Plotting code records:

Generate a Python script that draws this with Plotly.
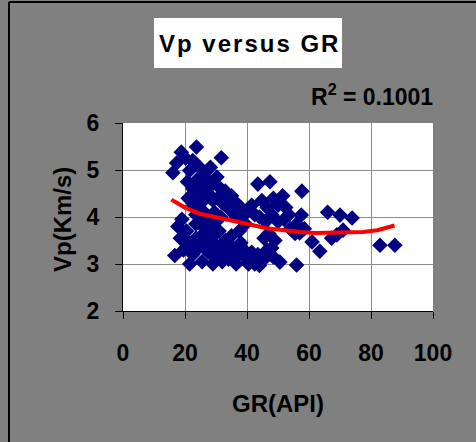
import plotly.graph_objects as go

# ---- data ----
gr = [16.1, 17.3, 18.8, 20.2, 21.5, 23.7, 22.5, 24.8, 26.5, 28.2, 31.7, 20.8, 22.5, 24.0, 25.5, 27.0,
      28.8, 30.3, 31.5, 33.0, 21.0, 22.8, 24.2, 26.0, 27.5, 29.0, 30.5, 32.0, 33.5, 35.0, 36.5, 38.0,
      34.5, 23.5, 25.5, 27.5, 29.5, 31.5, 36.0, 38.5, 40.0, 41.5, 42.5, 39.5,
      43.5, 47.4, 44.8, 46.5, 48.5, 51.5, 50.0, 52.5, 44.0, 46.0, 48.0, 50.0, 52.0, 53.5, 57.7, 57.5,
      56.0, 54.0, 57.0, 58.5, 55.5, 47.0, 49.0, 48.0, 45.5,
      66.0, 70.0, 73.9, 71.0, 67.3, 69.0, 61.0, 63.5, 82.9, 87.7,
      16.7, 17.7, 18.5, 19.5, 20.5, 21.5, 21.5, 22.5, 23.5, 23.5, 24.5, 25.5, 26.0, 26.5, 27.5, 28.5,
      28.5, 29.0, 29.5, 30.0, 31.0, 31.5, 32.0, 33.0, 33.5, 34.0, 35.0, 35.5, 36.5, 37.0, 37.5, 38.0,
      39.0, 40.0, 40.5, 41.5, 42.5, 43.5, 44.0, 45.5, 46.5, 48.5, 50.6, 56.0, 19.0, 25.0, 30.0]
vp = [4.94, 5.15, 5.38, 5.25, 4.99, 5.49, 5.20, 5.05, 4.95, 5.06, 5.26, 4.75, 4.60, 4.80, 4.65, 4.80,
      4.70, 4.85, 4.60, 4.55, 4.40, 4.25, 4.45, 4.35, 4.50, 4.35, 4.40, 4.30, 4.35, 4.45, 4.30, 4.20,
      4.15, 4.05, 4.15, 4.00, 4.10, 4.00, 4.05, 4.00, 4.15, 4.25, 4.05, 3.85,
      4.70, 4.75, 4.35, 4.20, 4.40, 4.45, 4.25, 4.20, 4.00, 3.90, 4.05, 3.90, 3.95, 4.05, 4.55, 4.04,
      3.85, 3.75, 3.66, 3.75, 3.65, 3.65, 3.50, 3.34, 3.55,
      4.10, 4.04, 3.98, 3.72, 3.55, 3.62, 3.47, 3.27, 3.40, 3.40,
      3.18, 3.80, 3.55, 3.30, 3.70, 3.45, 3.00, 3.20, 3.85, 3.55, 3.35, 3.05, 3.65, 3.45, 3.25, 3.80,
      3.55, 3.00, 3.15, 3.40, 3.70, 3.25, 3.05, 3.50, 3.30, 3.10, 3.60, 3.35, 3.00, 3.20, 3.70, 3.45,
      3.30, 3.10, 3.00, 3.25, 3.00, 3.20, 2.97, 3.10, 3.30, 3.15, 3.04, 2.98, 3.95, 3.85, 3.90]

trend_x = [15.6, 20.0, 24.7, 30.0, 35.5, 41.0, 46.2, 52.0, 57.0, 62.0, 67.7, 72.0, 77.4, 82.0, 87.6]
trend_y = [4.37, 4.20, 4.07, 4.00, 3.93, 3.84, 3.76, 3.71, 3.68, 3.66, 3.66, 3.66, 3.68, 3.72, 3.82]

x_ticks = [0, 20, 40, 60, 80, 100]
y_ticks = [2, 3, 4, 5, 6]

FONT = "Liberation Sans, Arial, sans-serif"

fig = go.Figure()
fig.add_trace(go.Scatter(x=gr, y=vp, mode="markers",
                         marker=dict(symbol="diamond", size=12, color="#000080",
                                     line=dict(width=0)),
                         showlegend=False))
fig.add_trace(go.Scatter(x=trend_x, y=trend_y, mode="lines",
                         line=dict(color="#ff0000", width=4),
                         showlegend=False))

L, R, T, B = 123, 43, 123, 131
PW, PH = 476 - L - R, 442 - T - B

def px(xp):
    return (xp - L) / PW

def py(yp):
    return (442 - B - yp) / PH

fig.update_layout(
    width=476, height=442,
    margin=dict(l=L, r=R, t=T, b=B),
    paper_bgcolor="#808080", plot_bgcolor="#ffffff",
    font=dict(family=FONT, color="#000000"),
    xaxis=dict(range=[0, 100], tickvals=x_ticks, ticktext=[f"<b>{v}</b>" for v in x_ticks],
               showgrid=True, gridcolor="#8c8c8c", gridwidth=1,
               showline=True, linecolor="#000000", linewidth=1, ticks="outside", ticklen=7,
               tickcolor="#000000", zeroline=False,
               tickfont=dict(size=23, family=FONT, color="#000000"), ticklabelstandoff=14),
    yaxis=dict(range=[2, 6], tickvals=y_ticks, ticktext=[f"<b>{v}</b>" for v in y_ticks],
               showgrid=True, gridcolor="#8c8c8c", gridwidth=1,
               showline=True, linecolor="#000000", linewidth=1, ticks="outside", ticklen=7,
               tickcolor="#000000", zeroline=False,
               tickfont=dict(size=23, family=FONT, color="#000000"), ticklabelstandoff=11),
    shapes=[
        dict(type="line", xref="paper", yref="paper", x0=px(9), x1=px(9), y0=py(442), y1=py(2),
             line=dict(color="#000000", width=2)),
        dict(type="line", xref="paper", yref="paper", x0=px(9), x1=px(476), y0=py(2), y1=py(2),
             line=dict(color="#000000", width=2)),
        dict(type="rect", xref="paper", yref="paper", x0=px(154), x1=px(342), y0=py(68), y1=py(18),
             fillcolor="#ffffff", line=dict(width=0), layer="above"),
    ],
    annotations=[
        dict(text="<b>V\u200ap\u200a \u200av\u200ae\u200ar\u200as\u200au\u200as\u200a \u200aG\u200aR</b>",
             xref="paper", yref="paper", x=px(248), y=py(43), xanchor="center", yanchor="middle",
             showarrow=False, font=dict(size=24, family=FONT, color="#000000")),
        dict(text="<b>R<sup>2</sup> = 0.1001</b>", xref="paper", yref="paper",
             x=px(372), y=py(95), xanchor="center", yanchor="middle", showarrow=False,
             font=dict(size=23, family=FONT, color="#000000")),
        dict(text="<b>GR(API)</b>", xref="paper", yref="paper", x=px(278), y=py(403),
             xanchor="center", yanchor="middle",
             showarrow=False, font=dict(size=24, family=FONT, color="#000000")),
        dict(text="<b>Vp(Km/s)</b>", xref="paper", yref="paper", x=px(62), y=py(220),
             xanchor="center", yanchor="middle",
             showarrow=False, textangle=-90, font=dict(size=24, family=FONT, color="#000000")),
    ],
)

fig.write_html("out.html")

==

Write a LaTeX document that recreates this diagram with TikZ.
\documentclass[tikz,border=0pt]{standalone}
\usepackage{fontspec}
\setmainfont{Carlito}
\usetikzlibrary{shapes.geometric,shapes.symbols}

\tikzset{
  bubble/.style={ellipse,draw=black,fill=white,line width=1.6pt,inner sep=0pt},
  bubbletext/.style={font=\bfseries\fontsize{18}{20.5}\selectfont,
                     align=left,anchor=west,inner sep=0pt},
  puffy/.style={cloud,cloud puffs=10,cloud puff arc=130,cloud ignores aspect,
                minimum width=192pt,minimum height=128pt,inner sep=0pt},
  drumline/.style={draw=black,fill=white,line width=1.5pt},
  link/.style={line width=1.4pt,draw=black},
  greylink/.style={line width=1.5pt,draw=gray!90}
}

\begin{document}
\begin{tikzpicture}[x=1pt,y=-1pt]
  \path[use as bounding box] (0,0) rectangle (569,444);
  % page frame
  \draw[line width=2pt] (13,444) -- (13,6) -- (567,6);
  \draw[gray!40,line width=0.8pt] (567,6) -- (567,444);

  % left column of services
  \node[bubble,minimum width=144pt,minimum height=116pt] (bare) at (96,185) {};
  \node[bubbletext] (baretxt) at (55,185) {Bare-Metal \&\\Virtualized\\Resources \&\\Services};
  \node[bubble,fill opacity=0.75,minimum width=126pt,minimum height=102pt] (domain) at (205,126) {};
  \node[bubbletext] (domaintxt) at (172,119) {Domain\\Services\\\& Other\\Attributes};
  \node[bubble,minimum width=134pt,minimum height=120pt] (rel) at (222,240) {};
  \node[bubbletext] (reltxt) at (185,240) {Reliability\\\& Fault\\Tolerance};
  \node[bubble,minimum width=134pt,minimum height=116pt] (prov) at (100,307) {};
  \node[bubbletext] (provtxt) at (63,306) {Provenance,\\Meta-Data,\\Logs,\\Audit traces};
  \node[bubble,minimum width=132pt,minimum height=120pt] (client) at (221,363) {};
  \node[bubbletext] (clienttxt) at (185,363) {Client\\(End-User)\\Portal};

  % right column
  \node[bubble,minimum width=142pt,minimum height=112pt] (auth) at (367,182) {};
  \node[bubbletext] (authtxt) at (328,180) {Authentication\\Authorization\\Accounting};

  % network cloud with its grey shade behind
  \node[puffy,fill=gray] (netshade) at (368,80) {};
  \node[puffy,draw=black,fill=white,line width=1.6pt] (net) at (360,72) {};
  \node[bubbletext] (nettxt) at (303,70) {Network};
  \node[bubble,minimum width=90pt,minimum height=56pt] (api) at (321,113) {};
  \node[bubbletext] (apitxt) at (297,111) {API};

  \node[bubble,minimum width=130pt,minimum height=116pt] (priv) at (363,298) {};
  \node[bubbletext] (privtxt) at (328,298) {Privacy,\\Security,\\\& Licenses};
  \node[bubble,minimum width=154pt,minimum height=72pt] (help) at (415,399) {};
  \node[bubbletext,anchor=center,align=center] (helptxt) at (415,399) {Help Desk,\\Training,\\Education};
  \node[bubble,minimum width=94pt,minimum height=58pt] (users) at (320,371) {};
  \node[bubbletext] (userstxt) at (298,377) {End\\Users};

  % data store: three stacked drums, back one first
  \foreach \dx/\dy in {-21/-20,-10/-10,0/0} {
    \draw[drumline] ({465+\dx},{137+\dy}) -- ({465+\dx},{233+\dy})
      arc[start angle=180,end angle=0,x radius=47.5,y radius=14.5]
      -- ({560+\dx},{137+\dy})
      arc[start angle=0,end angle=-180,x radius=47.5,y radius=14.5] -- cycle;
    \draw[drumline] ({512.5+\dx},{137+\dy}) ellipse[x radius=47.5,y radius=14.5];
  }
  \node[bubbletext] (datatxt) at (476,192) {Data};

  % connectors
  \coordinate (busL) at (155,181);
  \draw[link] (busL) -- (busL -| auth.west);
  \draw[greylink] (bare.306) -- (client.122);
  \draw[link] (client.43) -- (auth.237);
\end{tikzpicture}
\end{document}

==

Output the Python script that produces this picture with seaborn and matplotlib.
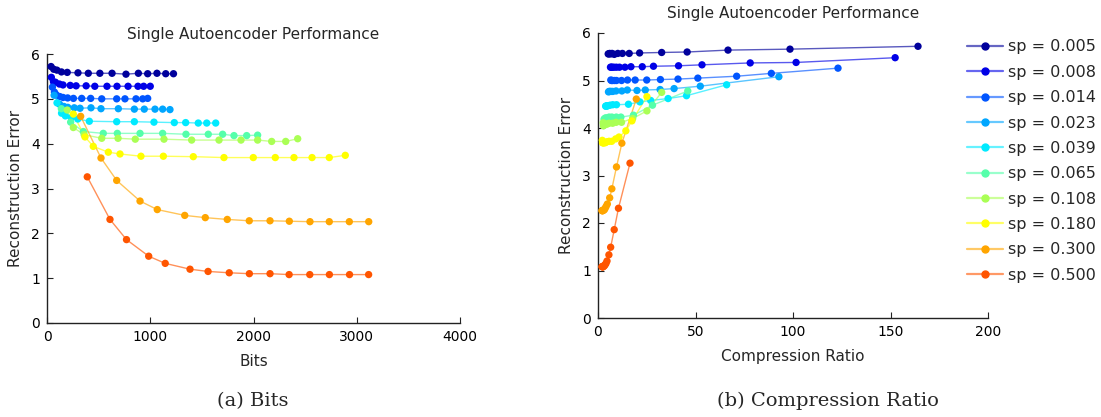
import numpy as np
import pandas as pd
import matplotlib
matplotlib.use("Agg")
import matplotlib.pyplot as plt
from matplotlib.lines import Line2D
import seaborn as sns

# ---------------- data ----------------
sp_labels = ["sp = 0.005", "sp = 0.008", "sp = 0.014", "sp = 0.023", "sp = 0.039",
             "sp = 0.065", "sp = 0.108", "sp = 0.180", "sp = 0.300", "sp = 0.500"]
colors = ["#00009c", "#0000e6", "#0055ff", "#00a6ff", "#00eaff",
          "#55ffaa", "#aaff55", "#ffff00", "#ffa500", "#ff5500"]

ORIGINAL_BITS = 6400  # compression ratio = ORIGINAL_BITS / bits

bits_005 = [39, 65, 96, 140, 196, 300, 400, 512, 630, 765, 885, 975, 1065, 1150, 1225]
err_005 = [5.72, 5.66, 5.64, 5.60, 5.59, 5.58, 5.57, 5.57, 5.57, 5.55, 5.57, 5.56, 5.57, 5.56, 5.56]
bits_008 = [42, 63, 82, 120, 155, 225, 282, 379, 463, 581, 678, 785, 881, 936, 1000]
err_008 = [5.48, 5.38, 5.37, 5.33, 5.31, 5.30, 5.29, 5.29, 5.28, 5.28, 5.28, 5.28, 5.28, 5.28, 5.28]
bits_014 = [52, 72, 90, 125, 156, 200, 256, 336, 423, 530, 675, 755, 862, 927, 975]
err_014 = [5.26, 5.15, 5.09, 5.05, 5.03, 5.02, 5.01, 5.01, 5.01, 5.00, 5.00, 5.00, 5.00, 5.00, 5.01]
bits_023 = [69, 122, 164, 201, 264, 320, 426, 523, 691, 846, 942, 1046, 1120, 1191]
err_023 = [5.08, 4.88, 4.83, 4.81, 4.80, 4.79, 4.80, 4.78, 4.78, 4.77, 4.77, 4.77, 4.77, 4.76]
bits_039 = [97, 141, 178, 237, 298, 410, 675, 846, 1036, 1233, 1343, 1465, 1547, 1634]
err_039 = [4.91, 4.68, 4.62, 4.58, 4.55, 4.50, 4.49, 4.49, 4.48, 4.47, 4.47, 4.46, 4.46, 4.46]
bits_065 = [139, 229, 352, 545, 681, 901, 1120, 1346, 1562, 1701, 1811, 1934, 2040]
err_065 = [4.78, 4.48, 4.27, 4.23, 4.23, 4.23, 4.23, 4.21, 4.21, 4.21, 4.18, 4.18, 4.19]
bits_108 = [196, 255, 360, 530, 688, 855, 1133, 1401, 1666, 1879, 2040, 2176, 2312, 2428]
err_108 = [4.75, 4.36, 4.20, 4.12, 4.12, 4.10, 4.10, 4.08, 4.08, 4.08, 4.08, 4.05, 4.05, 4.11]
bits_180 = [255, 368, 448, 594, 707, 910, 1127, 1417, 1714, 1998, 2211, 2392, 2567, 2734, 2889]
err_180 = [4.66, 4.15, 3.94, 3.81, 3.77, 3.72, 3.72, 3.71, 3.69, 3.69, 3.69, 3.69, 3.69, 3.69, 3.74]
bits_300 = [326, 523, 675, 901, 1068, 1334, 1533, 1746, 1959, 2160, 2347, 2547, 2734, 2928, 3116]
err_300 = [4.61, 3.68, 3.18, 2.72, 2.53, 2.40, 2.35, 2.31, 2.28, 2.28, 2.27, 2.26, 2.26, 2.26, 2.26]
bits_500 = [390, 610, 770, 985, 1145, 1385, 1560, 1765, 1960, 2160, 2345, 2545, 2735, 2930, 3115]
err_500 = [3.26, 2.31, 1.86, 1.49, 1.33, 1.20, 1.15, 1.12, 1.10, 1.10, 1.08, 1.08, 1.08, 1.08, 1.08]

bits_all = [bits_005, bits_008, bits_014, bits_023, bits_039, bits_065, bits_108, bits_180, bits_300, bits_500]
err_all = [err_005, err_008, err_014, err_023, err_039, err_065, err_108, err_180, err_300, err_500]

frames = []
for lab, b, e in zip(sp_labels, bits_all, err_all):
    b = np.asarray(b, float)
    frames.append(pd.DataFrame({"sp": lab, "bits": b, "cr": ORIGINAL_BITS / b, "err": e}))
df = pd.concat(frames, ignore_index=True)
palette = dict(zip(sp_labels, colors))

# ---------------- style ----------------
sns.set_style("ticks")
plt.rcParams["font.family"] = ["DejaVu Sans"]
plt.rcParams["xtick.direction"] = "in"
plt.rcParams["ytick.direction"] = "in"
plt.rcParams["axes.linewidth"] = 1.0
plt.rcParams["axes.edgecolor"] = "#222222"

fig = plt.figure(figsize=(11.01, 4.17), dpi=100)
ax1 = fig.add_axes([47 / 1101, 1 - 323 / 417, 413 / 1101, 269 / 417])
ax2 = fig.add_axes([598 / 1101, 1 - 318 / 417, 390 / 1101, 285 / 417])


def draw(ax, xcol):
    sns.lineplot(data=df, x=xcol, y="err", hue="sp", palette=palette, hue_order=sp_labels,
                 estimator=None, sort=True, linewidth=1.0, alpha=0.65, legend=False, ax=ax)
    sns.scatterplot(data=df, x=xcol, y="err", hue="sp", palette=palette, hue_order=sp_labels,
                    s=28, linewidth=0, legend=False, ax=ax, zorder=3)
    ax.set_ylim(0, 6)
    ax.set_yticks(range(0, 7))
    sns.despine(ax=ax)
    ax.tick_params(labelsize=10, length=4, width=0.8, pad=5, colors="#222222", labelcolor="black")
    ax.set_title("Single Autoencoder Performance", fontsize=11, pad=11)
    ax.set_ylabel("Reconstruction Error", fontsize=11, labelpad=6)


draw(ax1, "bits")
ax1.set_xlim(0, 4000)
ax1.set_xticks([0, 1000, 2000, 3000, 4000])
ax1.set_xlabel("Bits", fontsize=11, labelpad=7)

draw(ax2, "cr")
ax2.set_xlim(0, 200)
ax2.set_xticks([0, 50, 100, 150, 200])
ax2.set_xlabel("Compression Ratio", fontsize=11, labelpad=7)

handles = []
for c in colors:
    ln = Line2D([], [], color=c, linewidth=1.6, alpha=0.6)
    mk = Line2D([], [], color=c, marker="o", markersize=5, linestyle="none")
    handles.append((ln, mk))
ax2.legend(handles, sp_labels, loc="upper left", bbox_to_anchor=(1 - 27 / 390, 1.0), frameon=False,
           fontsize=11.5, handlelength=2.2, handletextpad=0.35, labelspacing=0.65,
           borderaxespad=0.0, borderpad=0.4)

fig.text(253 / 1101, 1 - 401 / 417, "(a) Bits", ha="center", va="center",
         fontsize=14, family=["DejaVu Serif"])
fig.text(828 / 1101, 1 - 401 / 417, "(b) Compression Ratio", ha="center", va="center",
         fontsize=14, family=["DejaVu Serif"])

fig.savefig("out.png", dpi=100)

WHAT IS REQUIRED: Without the pictures, give again exactly the lines above starting at the line containing "Generate a Python" and ending at the line containing "import plotly.graph_objects as go".

RESPONSE TO THIS TASK:
Generate a Python script that draws this with Plotly.
import plotly.graph_objects as go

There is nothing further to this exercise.